• [Task goal]: Check each line of the data for "this" and select those that have it.

::: Given records :::

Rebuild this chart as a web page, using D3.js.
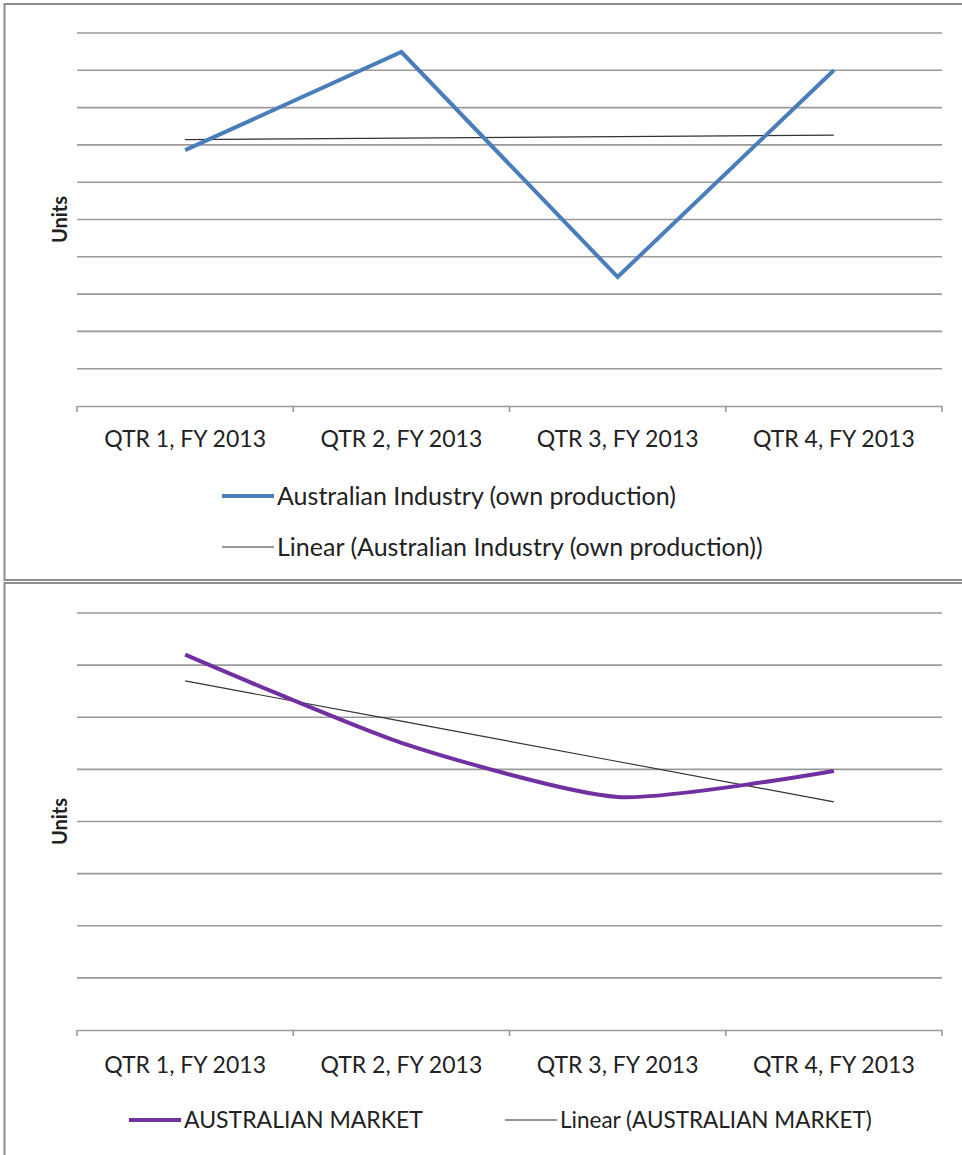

:::
::: Given records :::

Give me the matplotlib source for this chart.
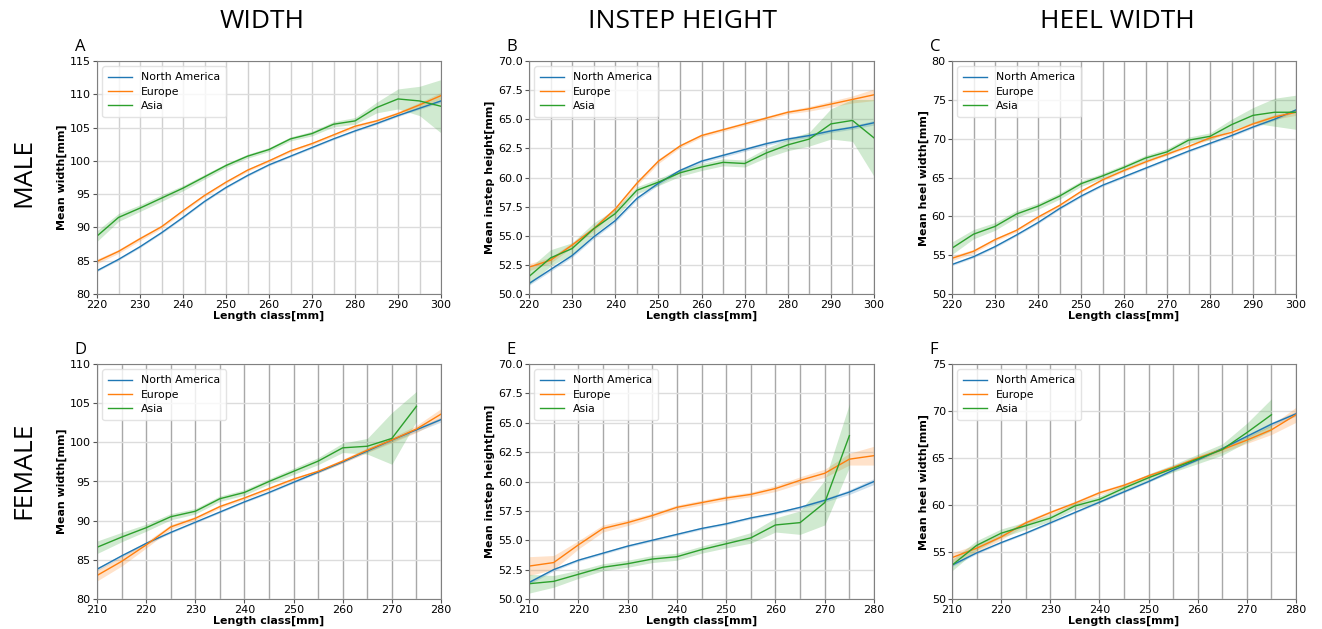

:::
::: Given records :::

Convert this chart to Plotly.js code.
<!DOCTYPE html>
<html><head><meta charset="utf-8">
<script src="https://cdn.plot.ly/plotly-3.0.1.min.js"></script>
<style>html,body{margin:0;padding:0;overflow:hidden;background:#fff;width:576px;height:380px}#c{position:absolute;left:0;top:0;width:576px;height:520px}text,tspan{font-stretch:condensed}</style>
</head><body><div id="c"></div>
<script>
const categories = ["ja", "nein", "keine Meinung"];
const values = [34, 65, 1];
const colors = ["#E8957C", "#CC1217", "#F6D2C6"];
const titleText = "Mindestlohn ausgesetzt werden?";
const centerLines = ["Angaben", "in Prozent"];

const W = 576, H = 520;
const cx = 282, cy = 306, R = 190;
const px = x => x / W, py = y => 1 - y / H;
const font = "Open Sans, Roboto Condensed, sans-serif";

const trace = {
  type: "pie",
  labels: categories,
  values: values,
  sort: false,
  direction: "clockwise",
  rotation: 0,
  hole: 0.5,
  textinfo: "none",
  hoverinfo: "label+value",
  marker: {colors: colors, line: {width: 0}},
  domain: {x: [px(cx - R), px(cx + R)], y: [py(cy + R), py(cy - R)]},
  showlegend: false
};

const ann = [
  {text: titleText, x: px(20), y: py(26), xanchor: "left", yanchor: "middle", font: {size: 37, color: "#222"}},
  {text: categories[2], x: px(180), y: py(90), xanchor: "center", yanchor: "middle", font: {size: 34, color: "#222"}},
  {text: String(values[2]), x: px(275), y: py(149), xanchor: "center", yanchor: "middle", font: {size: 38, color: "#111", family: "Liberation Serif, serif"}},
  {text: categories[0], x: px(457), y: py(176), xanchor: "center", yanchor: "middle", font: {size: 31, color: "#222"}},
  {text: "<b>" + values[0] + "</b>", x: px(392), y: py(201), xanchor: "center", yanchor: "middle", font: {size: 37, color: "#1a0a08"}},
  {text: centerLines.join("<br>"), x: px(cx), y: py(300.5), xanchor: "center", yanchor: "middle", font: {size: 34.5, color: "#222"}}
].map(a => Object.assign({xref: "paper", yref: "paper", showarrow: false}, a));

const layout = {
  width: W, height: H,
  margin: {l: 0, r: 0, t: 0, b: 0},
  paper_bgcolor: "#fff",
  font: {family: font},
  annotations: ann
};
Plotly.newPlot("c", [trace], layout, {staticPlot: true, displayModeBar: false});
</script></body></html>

:::

• [Answer to the task]:
Rebuild this chart as a web page, using D3.js.
Give me the matplotlib source for this chart.
Convert this chart to Plotly.js code.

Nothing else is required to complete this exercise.